As a global change scientist, I have been asked over and over if the Katrina disaster was caused by global warming. We hear about global warming in the media, at parties. It is being discussed at congressional hearings, in scientific journals, at the United Nations. People are concerned (with good reason) that the images of Katrina might be the images of future global climate change.

As I write this I am attending the United Nations Convention on Climate Change in Montreal. Ithaca College was accepted as an observer to the convention and, thanks to a most generous show of support by many parts of the college, four faculty and staff members are accompanying 18 IC students as official delegates. As the students are learning first-hand, climate change is really not a controversial issue. Global warming is real. It is already happening. We can see its effects, and international organizations are already working to help the countries of the world adapt. As far as the vast majority of the scientific community is concerned (including every major national academy of science in the world), global warming is here, it is primarily caused by people, and the only real question left is how bad is it going to get.

Because of their destructive nature, we have devoted much research to hurricanes and know a lot about them. We know the conditions under which they form, we know how they are powered, we can even generally predict how many there will be in a given season. Because we know that hurricanes are powered by heat in ocean water and that global warming is increasing the heat content of the oceans, scientists have worried for years that global warming might increase the intensity of hurricanes. But is it the case? Are we seeing more powerful hurricanes? Yes.

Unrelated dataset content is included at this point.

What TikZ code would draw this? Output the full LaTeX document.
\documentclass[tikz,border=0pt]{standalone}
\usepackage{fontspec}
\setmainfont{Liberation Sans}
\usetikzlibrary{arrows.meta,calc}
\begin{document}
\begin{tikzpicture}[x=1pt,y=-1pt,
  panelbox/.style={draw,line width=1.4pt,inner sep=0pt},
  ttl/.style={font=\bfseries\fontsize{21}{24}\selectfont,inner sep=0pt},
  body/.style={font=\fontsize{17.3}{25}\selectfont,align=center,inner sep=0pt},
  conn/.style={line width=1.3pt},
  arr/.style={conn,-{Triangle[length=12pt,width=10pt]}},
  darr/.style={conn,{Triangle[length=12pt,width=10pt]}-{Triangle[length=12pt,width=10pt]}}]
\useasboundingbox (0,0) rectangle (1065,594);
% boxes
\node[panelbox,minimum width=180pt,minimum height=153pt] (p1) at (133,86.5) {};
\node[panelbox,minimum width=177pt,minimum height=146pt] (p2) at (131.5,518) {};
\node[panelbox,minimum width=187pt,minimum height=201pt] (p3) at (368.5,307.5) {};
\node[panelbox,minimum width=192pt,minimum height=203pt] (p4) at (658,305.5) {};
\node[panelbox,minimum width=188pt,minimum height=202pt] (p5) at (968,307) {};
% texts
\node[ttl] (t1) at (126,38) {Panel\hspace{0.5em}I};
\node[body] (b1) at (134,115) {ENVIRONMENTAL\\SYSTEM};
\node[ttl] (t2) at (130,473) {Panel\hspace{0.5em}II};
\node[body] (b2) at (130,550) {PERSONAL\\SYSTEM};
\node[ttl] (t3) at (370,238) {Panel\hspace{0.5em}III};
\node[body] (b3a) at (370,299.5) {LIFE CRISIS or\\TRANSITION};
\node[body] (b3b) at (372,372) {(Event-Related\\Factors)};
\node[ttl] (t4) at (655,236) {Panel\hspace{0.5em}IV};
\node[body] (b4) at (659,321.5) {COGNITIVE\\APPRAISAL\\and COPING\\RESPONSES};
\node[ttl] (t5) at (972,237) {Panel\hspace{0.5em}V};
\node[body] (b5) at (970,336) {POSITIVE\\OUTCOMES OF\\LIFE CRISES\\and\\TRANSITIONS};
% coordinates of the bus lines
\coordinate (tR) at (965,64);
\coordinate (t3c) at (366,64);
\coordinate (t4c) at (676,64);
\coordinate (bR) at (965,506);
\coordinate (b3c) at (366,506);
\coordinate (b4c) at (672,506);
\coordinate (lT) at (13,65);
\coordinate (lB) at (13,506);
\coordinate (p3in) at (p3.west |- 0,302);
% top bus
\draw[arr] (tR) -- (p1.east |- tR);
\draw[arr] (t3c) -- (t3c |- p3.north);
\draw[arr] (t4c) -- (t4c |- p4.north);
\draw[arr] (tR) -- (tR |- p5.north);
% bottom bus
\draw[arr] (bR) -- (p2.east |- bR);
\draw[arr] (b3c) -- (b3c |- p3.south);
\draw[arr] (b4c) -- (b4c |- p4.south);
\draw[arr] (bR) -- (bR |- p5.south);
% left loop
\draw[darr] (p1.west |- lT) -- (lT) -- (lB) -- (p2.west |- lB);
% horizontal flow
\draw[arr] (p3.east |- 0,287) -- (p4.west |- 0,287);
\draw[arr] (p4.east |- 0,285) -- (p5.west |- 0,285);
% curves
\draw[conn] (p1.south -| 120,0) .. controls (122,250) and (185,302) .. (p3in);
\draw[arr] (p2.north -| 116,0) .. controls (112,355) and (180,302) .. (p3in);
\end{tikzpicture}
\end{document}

Ironically, just a couple of weeks before Katrina hit, the first observational study was published showing recent increases in hurricane intensity. Just after Katrina a separate study was published showing increased destructiveness of hurricanes.

Was Katrina caused by global warming? On an emotional level, this is what we all want to know. But that question is improperly asked. Let me give you an analogy. If a loved one of yours who smoked for several years developed lung cancer, could you say, with absolute certainty, that smoking caused her cancer? No. Some people who smoke would get cancer anyway, some people who smoke will never develop cancer, and some people who have never smoked will develop cancer. At present we can't make definitive statements about any particular occurrence of cancer, but we can say, for sure, that smoking increases one's chances of getting cancer.

While we can't ask whether or not Katrina was caused by global warming (because global warming doesn't work like that), it is probably the case that Katrina was made worse by global warming and that we will see more killer hurricanes in the future.

So, what is the answer to the question, Was the Katrina disaster caused by global warming?


In light of what I have just told you, how can I be so definitive? It is because whatever the connection between Katrina and global warming, it was not a natural disaster. The hurricane was "natural," but the disaster was a good old manmade one. We have known for years that Katrina (or her like) was coming. New Orleans has been sinking since the 1940s. In 1965 large parts of New Orleans were flooded by Hurricane Betsy -- the United States' first billion-dollar hurricane. We knew the levees were designed to withstand only a fast-moving category 3 hurricane, and several federal agencies were well aware that there was no adequate evacuation plan for the poor of New Orleans. Add to this the predictions of climate scientists for increased hurricane intensity and rising sea levels from global warming, and the only question about Katrina was when.

Now we know: August 30, 2005. The next question is only, how long before it happens again?

Jason Hamilton is an assistant professor in the Ithaca College Department of Biology and environmental studies program. An eco-physiologist and global change biologist, he particularly studies the effects on ecosystem functions of elevated carbon dioxide in the atmosphere.